[WHAT TO DO]:
Without the pictures, return all of the material exactly as written.

[RAW RECORDS]:
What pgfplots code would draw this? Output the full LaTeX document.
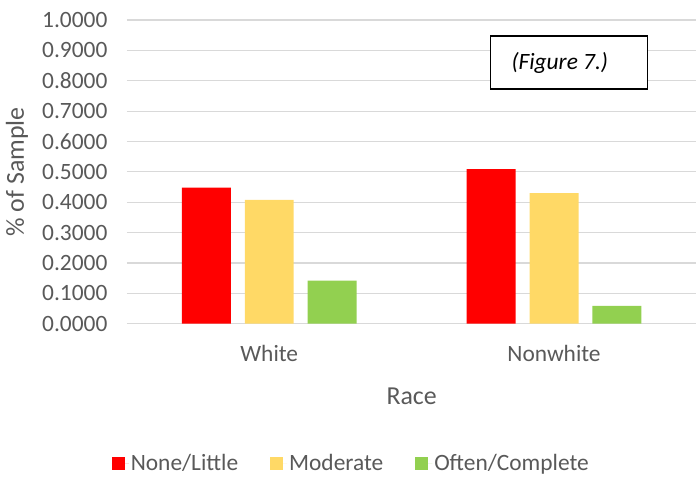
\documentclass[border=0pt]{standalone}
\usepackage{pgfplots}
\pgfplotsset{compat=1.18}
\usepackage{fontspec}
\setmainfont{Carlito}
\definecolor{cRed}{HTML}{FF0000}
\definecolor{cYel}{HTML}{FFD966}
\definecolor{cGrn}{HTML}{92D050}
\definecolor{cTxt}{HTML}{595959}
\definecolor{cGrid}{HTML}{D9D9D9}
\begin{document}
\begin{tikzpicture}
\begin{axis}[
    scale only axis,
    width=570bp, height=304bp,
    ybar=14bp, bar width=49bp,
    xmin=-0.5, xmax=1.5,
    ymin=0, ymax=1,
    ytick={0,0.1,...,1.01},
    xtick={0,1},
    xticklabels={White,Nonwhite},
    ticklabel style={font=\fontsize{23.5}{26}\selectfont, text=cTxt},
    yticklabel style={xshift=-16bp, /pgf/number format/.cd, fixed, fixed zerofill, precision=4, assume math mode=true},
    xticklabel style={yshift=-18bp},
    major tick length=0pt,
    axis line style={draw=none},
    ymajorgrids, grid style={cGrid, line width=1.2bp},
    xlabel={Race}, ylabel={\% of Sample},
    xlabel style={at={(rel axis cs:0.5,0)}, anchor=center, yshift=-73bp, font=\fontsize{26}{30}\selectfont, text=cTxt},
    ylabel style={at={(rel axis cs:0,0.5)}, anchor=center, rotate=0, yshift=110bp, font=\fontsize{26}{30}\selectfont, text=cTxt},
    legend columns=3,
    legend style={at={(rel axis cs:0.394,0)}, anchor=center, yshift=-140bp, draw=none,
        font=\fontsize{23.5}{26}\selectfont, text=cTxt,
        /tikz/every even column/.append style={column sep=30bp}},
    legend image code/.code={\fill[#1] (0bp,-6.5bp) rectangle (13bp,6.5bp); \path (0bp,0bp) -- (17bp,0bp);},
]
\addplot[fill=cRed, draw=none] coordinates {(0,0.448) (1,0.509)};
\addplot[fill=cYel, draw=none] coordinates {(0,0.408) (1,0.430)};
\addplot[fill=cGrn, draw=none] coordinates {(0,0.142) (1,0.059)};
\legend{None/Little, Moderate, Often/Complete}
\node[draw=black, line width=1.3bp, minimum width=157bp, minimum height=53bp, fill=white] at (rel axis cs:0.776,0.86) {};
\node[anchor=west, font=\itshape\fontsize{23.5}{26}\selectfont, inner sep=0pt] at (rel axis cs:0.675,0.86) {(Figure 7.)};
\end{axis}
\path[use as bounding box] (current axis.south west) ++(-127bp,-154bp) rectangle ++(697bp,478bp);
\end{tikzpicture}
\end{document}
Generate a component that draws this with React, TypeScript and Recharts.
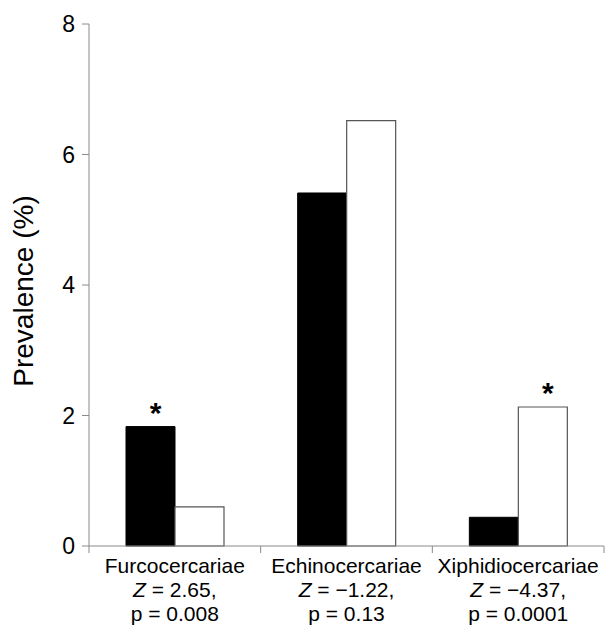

[TASK SOLUTION]:
What pgfplots code would draw this? Output the full LaTeX document.
\documentclass[border=0pt]{standalone}
\usepackage{pgfplots}
\pgfplotsset{compat=1.18}
\usepackage{fontspec}
\setmainfont{Carlito}
\definecolor{cRed}{HTML}{FF0000}
\definecolor{cYel}{HTML}{FFD966}
\definecolor{cGrn}{HTML}{92D050}
\definecolor{cTxt}{HTML}{595959}
\definecolor{cGrid}{HTML}{D9D9D9}
\begin{document}
\begin{tikzpicture}
\begin{axis}[
    scale only axis,
    width=570bp, height=304bp,
    ybar=14bp, bar width=49bp,
    xmin=-0.5, xmax=1.5,
    ymin=0, ymax=1,
    ytick={0,0.1,...,1.01},
    xtick={0,1},
    xticklabels={White,Nonwhite},
    ticklabel style={font=\fontsize{23.5}{26}\selectfont, text=cTxt},
    yticklabel style={xshift=-16bp, /pgf/number format/.cd, fixed, fixed zerofill, precision=4, assume math mode=true},
    xticklabel style={yshift=-18bp},
    major tick length=0pt,
    axis line style={draw=none},
    ymajorgrids, grid style={cGrid, line width=1.2bp},
    xlabel={Race}, ylabel={\% of Sample},
    xlabel style={at={(rel axis cs:0.5,0)}, anchor=center, yshift=-73bp, font=\fontsize{26}{30}\selectfont, text=cTxt},
    ylabel style={at={(rel axis cs:0,0.5)}, anchor=center, rotate=0, yshift=110bp, font=\fontsize{26}{30}\selectfont, text=cTxt},
    legend columns=3,
    legend style={at={(rel axis cs:0.394,0)}, anchor=center, yshift=-140bp, draw=none,
        font=\fontsize{23.5}{26}\selectfont, text=cTxt,
        /tikz/every even column/.append style={column sep=30bp}},
    legend image code/.code={\fill[#1] (0bp,-6.5bp) rectangle (13bp,6.5bp); \path (0bp,0bp) -- (17bp,0bp);},
]
\addplot[fill=cRed, draw=none] coordinates {(0,0.448) (1,0.509)};
\addplot[fill=cYel, draw=none] coordinates {(0,0.408) (1,0.430)};
\addplot[fill=cGrn, draw=none] coordinates {(0,0.142) (1,0.059)};
\legend{None/Little, Moderate, Often/Complete}
\node[draw=black, line width=1.3bp, minimum width=157bp, minimum height=53bp, fill=white] at (rel axis cs:0.776,0.86) {};
\node[anchor=west, font=\itshape\fontsize{23.5}{26}\selectfont, inner sep=0pt] at (rel axis cs:0.675,0.86) {(Figure 7.)};
\end{axis}
\path[use as bounding box] (current axis.south west) ++(-127bp,-154bp) rectangle ++(697bp,478bp);
\end{tikzpicture}
\end{document}
Generate a component that draws this with React, TypeScript and Recharts.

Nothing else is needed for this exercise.